** GIVEN INSTRUCTION **
Transcribe the full listing exactly, and drop every picture.

** INFORMATION SUPPLIED **

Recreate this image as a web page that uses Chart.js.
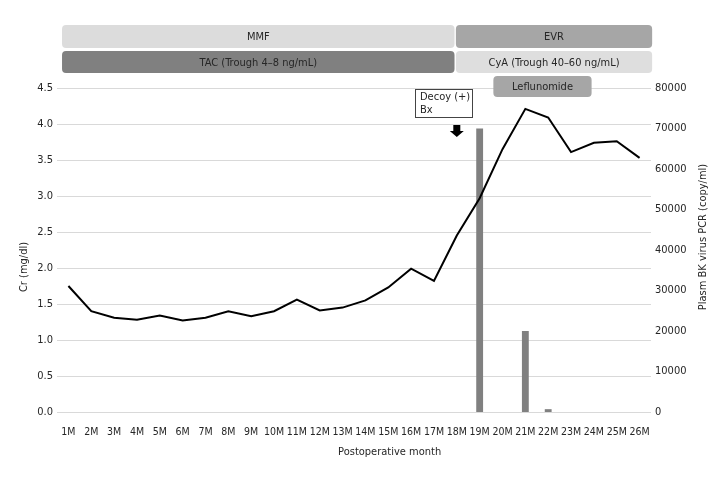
<!DOCTYPE html>
<html>
<head>
<meta charset="utf-8">
<script src="https://cdn.jsdelivr.net/npm/chart.js@4.4.0/dist/chart.umd.min.js"></script>
<style>
  html, body { margin: 0; padding: 0; background: #fff; }
</style>
</head>
<body>
<canvas id="myChart" width="720" height="480"></canvas>
<script>
// Datos
const months = ["1M", "2M", "3M", "4M", "5M", "6M", "7M", "8M", "9M", "10M", "11M", "12M", "13M",
  "14M", "15M", "16M", "17M", "18M", "19M", "20M", "21M", "22M", "23M", "24M", "25M", "26M"];
const creatinine = [1.75, 1.40, 1.31, 1.28, 1.34, 1.27, 1.31, 1.40, 1.33, 1.40, 1.56, 1.41, 1.45,
  1.55, 1.73, 1.99, 1.82, 2.45, 2.97, 3.65, 4.21, 4.09, 3.61, 3.74, 3.76, 3.53];
const bkVirus = [null, null, null, null, null, null, null, null, null, null, null, null, null,
  null, null, null, null, null, 70000, null, 20000, 700, null, null, null, null];
const crMax = 4.5;
const crStep = 0.5;
const bkMax = 80000;
const bkStep = 10000;
// periodos de tratamiento (en meses postoperatorios)
const treatments = [
  { label: "MMF", row: 0, from: 0.72, to: 17.9 },
  { label: "EVR", row: 0, from: 17.96, to: 26.55 },
  { label: "TAC (Trough 4\u20138 ng/mL)", row: 1, from: 0.72, to: 17.9 },
  { label: "CyA (Trough 40\u201360 ng/mL)", row: 1, from: 17.96, to: 26.55 },
  { label: "Leflunomide", row: 2, from: 19.6, to: 23.9 },
];
const eventLabel = ["Decoy (+)", "Bx"];
const eventMonth = 18;
const xTitle = "Postoperative month";
const yTitle = "Cr (mg/dl)";
const y2Title = "Plasm BK virus PCR (copy/ml)";

// elegir una fuente estrecha disponible
function pickFont() {
  const c = document.createElement("canvas").getContext("2d");
  c.font = "12px monospace";
  const base = c.measureText(xTitle).width;
  const names = [["Liberation Sans Narrow", 12, 12], ["DejaVu Sans Condensed", 11, 10.5]];
  for (const [f, size, xsize] of names) {
    c.font = '12px "' + f + '", monospace';
    if (Math.abs(c.measureText(xTitle).width - base) > 0.5) {
      return { family: '"' + f + '", sans-serif', size: size, xsize: xsize };
    }
  }
  return { family: "Roboto, sans-serif", size: 11, xsize: 10 };
}
const picked = pickFont();
const FONT = picked.family;
const FS = picked.size;
const TEXT = "#262626";

const bandColors = {
  "MMF": "#dcdcdc",
  "EVR": "#a6a6a6",
  "TAC (Trough 4\u20138 ng/mL)": "#808080",
  "CyA (Trough 40\u201360 ng/mL)": "#dedede",
  "Leflunomide": "#a6a6a6",
};

function roundRect(ctx, x, y, w, h, r) {
  ctx.beginPath();
  ctx.moveTo(x + r, y);
  ctx.lineTo(x + w - r, y);
  ctx.quadraticCurveTo(x + w, y, x + w, y + r);
  ctx.lineTo(x + w, y + h - r);
  ctx.quadraticCurveTo(x + w, y + h, x + w - r, y + h);
  ctx.lineTo(x + r, y + h);
  ctx.quadraticCurveTo(x, y + h, x, y + h - r);
  ctx.lineTo(x, y + r);
  ctx.quadraticCurveTo(x, y, x + r, y);
  ctx.closePath();
}

// Plugin para barras de tratamiento, titulos y anotacion
const overlays = {
  id: "overlays",
  afterDraw(chart) {
    const ctx = chart.ctx;
    const xs = chart.scales.x;
    const area = chart.chartArea;
    const rows = [[25, 23], [51, 22], [76, 21]];
    ctx.save();
    ctx.font = FS + "px " + FONT;
    ctx.textBaseline = "middle";
    treatments.forEach((t) => {
      const x1 = xs.getPixelForValue(t.from - 1);
      const x2 = xs.getPixelForValue(t.to - 1);
      const [y, h] = rows[t.row];
      ctx.fillStyle = bandColors[t.label];
      roundRect(ctx, x1, y, x2 - x1, h, 4);
      ctx.fill();
      ctx.fillStyle = TEXT;
      ctx.textAlign = "center";
      ctx.fillText(t.label, (x1 + x2) / 2, y + h / 2 + 1);
    });

    // titulos de ejes
    ctx.fillStyle = TEXT;
    ctx.textAlign = "center";
    ctx.fillText(xTitle, area.left + (area.right - area.left) * 0.56, 452);
    ctx.save();
    ctx.translate(24, 267);
    ctx.rotate(-Math.PI / 2);
    ctx.fillText(yTitle, 0, 0);
    ctx.restore();
    ctx.save();
    ctx.translate(703, 237);
    ctx.rotate(-Math.PI / 2);
    ctx.fillText(y2Title, 0, 0);
    ctx.restore();

    // cuadro "Decoy (+) Bx"
    const ax = xs.getPixelForValue(eventMonth - 1);
    const bx = Math.round(ax - 42);
    ctx.fillStyle = "#fff";
    ctx.fillRect(bx + 0.5, 89.5, 57, 28);
    ctx.strokeStyle = "#444";
    ctx.lineWidth = 1;
    ctx.strokeRect(bx + 0.5, 89.5, 57, 28);
    ctx.fillStyle = TEXT;
    ctx.textAlign = "left";
    ctx.fillText(eventLabel[0], bx + 5, 97);
    ctx.fillText(eventLabel[1], bx + 5, 110);

    // flecha
    ctx.fillStyle = "#000";
    ctx.beginPath();
    ctx.moveTo(ax - 3.5, 125);
    ctx.lineTo(ax + 3.5, 125);
    ctx.lineTo(ax + 3.5, 131);
    ctx.lineTo(ax + 7, 131);
    ctx.lineTo(ax, 137);
    ctx.lineTo(ax - 7, 131);
    ctx.lineTo(ax - 3.5, 131);
    ctx.closePath();
    ctx.fill();
    ctx.restore();
  },
};

const tickFont = { family: FONT, size: FS };
const chartContext = document.getElementById("myChart").getContext("2d");
var myChart = new Chart(chartContext, {
  data: {
    labels: months,
    datasets: [
      {
        type: "line",
        label: "Cr",
        data: creatinine,
        yAxisID: "y",
        borderColor: "#000",
        borderWidth: 2,
        pointRadius: 0,
        tension: 0,
        order: 0,
      },
      {
        type: "bar",
        label: "BK",
        data: bkVirus,
        yAxisID: "y2",
        backgroundColor: "#808080",
        categoryPercentage: 1,
        barPercentage: 0.3,
        order: 1,
      },
    ],
  },
  options: {
    responsive: false,
    animation: false,
    devicePixelRatio: 1,
    layout: { padding: { top: 88, left: 0, right: 0, bottom: 0 } },
    plugins: { legend: { display: false }, tooltip: { enabled: false } },
    scales: {
      x: {
        grid: { display: false, drawTicks: false },
        border: { display: false },
        ticks: { color: TEXT, font: { family: FONT, size: picked.xsize }, maxRotation: 0, autoSkip: false, padding: 14 },
        afterFit: (s) => { s.height = 68; },
      },
      y: {
        position: "left",
        min: 0,
        max: crMax,
        grid: { color: "#d9d9d9", drawTicks: false },
        border: { display: false },
        ticks: { stepSize: crStep, color: TEXT, font: tickFont, padding: 4, callback: (v) => v.toFixed(1) },
        afterFit: (s) => { s.width = 57; },
      },
      y2: {
        position: "right",
        min: 0,
        max: bkMax,
        grid: { display: false, drawTicks: false },
        border: { display: false },
        ticks: { stepSize: bkStep, color: TEXT, font: tickFont, padding: 4, callback: (v) => String(v) },
        afterFit: (s) => { s.width = 69; },
      },
    },
  },
  plugins: [overlays],
});
</script>
</body>
</html>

** WRITTEN SOLUTION **
Recreate this image as a web page that uses Chart.js.
<!DOCTYPE html>
<html>
<head>
<meta charset="utf-8">
<script src="https://cdn.jsdelivr.net/npm/chart.js@4.4.0/dist/chart.umd.min.js"></script>
<style>
  html, body { margin: 0; padding: 0; background: #fff; }
</style>
</head>
<body>
<canvas id="myChart" width="720" height="480"></canvas>
<script>
// Datos
const months = ["1M", "2M", "3M", "4M", "5M", "6M", "7M", "8M", "9M", "10M", "11M", "12M", "13M",
  "14M", "15M", "16M", "17M", "18M", "19M", "20M", "21M", "22M", "23M", "24M", "25M", "26M"];
const creatinine = [1.75, 1.40, 1.31, 1.28, 1.34, 1.27, 1.31, 1.40, 1.33, 1.40, 1.56, 1.41, 1.45,
  1.55, 1.73, 1.99, 1.82, 2.45, 2.97, 3.65, 4.21, 4.09, 3.61, 3.74, 3.76, 3.53];
const bkVirus = [null, null, null, null, null, null, null, null, null, null, null, null, null,
  null, null, null, null, null, 70000, null, 20000, 700, null, null, null, null];
const crMax = 4.5;
const crStep = 0.5;
const bkMax = 80000;
const bkStep = 10000;
// periodos de tratamiento (en meses postoperatorios)
const treatments = [
  { label: "MMF", row: 0, from: 0.72, to: 17.9 },
  { label: "EVR", row: 0, from: 17.96, to: 26.55 },
  { label: "TAC (Trough 4\u20138 ng/mL)", row: 1, from: 0.72, to: 17.9 },
  { label: "CyA (Trough 40\u201360 ng/mL)", row: 1, from: 17.96, to: 26.55 },
  { label: "Leflunomide", row: 2, from: 19.6, to: 23.9 },
];
const eventLabel = ["Decoy (+)", "Bx"];
const eventMonth = 18;
const xTitle = "Postoperative month";
const yTitle = "Cr (mg/dl)";
const y2Title = "Plasm BK virus PCR (copy/ml)";

// elegir una fuente estrecha disponible
function pickFont() {
  const c = document.createElement("canvas").getContext("2d");
  c.font = "12px monospace";
  const base = c.measureText(xTitle).width;
  const names = [["Liberation Sans Narrow", 12, 12], ["DejaVu Sans Condensed", 11, 10.5]];
  for (const [f, size, xsize] of names) {
    c.font = '12px "' + f + '", monospace';
    if (Math.abs(c.measureText(xTitle).width - base) > 0.5) {
      return { family: '"' + f + '", sans-serif', size: size, xsize: xsize };
    }
  }
  return { family: "Roboto, sans-serif", size: 11, xsize: 10 };
}
const picked = pickFont();
const FONT = picked.family;
const FS = picked.size;
const TEXT = "#262626";

const bandColors = {
  "MMF": "#dcdcdc",
  "EVR": "#a6a6a6",
  "TAC (Trough 4\u20138 ng/mL)": "#808080",
  "CyA (Trough 40\u201360 ng/mL)": "#dedede",
  "Leflunomide": "#a6a6a6",
};

function roundRect(ctx, x, y, w, h, r) {
  ctx.beginPath();
  ctx.moveTo(x + r, y);
  ctx.lineTo(x + w - r, y);
  ctx.quadraticCurveTo(x + w, y, x + w, y + r);
  ctx.lineTo(x + w, y + h - r);
  ctx.quadraticCurveTo(x + w, y + h, x + w - r, y + h);
  ctx.lineTo(x + r, y + h);
  ctx.quadraticCurveTo(x, y + h, x, y + h - r);
  ctx.lineTo(x, y + r);
  ctx.quadraticCurveTo(x, y, x + r, y);
  ctx.closePath();
}

// Plugin para barras de tratamiento, titulos y anotacion
const overlays = {
  id: "overlays",
  afterDraw(chart) {
    const ctx = chart.ctx;
    const xs = chart.scales.x;
    const area = chart.chartArea;
    const rows = [[25, 23], [51, 22], [76, 21]];
    ctx.save();
    ctx.font = FS + "px " + FONT;
    ctx.textBaseline = "middle";
    treatments.forEach((t) => {
      const x1 = xs.getPixelForValue(t.from - 1);
      const x2 = xs.getPixelForValue(t.to - 1);
      const [y, h] = rows[t.row];
      ctx.fillStyle = bandColors[t.label];
      roundRect(ctx, x1, y, x2 - x1, h, 4);
      ctx.fill();
      ctx.fillStyle = TEXT;
      ctx.textAlign = "center";
      ctx.fillText(t.label, (x1 + x2) / 2, y + h / 2 + 1);
    });

    // titulos de ejes
    ctx.fillStyle = TEXT;
    ctx.textAlign = "center";
    ctx.fillText(xTitle, area.left + (area.right - area.left) * 0.56, 452);
    ctx.save();
    ctx.translate(24, 267);
    ctx.rotate(-Math.PI / 2);
    ctx.fillText(yTitle, 0, 0);
    ctx.restore();
    ctx.save();
    ctx.translate(703, 237);
    ctx.rotate(-Math.PI / 2);
    ctx.fillText(y2Title, 0, 0);
    ctx.restore();

    // cuadro "Decoy (+) Bx"
    const ax = xs.getPixelForValue(eventMonth - 1);
    const bx = Math.round(ax - 42);
    ctx.fillStyle = "#fff";
    ctx.fillRect(bx + 0.5, 89.5, 57, 28);
    ctx.strokeStyle = "#444";
    ctx.lineWidth = 1;
    ctx.strokeRect(bx + 0.5, 89.5, 57, 28);
    ctx.fillStyle = TEXT;
    ctx.textAlign = "left";
    ctx.fillText(eventLabel[0], bx + 5, 97);
    ctx.fillText(eventLabel[1], bx + 5, 110);

    // flecha
    ctx.fillStyle = "#000";
    ctx.beginPath();
    ctx.moveTo(ax - 3.5, 125);
    ctx.lineTo(ax + 3.5, 125);
    ctx.lineTo(ax + 3.5, 131);
    ctx.lineTo(ax + 7, 131);
    ctx.lineTo(ax, 137);
    ctx.lineTo(ax - 7, 131);
    ctx.lineTo(ax - 3.5, 131);
    ctx.closePath();
    ctx.fill();
    ctx.restore();
  },
};

const tickFont = { family: FONT, size: FS };
const chartContext = document.getElementById("myChart").getContext("2d");
var myChart = new Chart(chartContext, {
  data: {
    labels: months,
    datasets: [
      {
        type: "line",
        label: "Cr",
        data: creatinine,
        yAxisID: "y",
        borderColor: "#000",
        borderWidth: 2,
        pointRadius: 0,
        tension: 0,
        order: 0,
      },
      {
        type: "bar",
        label: "BK",
        data: bkVirus,
        yAxisID: "y2",
        backgroundColor: "#808080",
        categoryPercentage: 1,
        barPercentage: 0.3,
        order: 1,
      },
    ],
  },
  options: {
    responsive: false,
    animation: false,
    devicePixelRatio: 1,
    layout: { padding: { top: 88, left: 0, right: 0, bottom: 0 } },
    plugins: { legend: { display: false }, tooltip: { enabled: false } },
    scales: {
      x: {
        grid: { display: false, drawTicks: false },
        border: { display: false },
        ticks: { color: TEXT, font: { family: FONT, size: picked.xsize }, maxRotation: 0, autoSkip: false, padding: 14 },
        afterFit: (s) => { s.height = 68; },
      },
      y: {
        position: "left",
        min: 0,
        max: crMax,
        grid: { color: "#d9d9d9", drawTicks: false },
        border: { display: false },
        ticks: { stepSize: crStep, color: TEXT, font: tickFont, padding: 4, callback: (v) => v.toFixed(1) },
        afterFit: (s) => { s.width = 57; },
      },
      y2: {
        position: "right",
        min: 0,
        max: bkMax,
        grid: { display: false, drawTicks: false },
        border: { display: false },
        ticks: { stepSize: bkStep, color: TEXT, font: tickFont, padding: 4, callback: (v) => String(v) },
        afterFit: (s) => { s.width = 69; },
      },
    },
  },
  plugins: [overlays],
});
</script>
</body>
</html>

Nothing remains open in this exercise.